Every product that you sell has a life cycle that starts with the initial concept and ends as the product leaves the market. These stages play an important role in your business, affecting everything from customer demand to sales and marketing. When you understand where each product is in its cycle, it’s easier to manage inventory and maximize revenue. Hence, following are the different product life cycle stages:
1) Product Development
During this stage, you’re developing a product and introducing it to the market. The beginning of the product life cycle is the busiest and most exciting time. You can expect to undertake a variety of tasks, including:
- Market research
- Developing your idea
- Making a prototype
- Market testing the prototype
- Launching the product
- Marketing the product
When your products are in this stage, it’s safe to expect high costs and low profits. Sales are often low, and you may need to invest heavily in marketing to bring in new customers. Depending on your market, you may have few competitors at this point. As this stage comes to a close, your sales start to break even with your costs.
2) Product Growth
Once the product has been on the market for a while, it enters the growth phase. Now the customers are aware that the product exists. More importantly, you know how customers react to your product. That means you can make adjustments to the product design as needed and shift your sales and marketing strategies to meet your customers’ needs. Depending on the number of sales, you might also start reaching out to new audiences.

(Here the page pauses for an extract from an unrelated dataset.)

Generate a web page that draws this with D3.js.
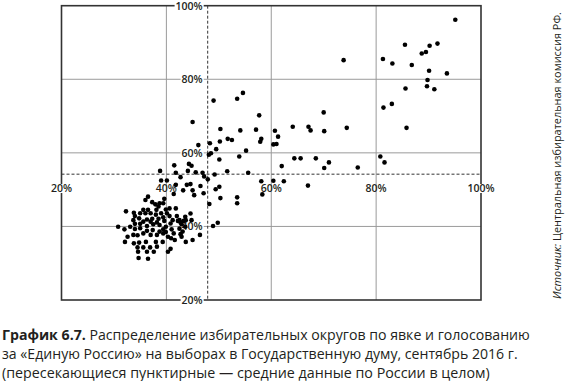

During the growth stage, your costs shift from development and testing to marketing and advertising. Here, your goal is to build awareness and interest. Eventually, sales volume increases, and your profits rise. You may also see more competition, which might require changes to your pricing structure.
3) Product Maturity
Product maturity is a comfortable time for your company. Your product is well-known, and sales are strong. Your manufacturing systems are efficient and your costs are low, so your profits are at their highest. Chances are, there are plenty of competitors in the market, which means that your primary marketing and sales goal is to distinguish your product and brand from the other available options. This low-cost, high-revenue period is a great time to start the process of building a new product.
At the end of the product maturity stage, steep competition starts to force your prices down. Your costs stay the same, though, which means that your profits start to drop.
At some point, every product reaches the end of its life. There are many reasons why, increasing costs and more competition might reduce profits dramatically. Or another product might enter the market and make your item obsolete. Think of the pager, which quickly became unnecessary when cellphones were mass-produced. As a business, you can cut your losses by recognizing when a product isn’t viable. Look out for signs like:
- Forced price reductions
- Dropping sales volume
- Low profitability
- Shrinking market
The product life cycle varies for every item. New technology can knock a product like phones or tablets out of the market in a matter of months. Using this system to gauge the market status of your products can help you determine when to start innovating. Keeping each cycle in mind when creating profit reports can give you an idea of where a product it headed. Knowing your company’s product cycles can help you plan for the future and use your resources efficiently in the short term.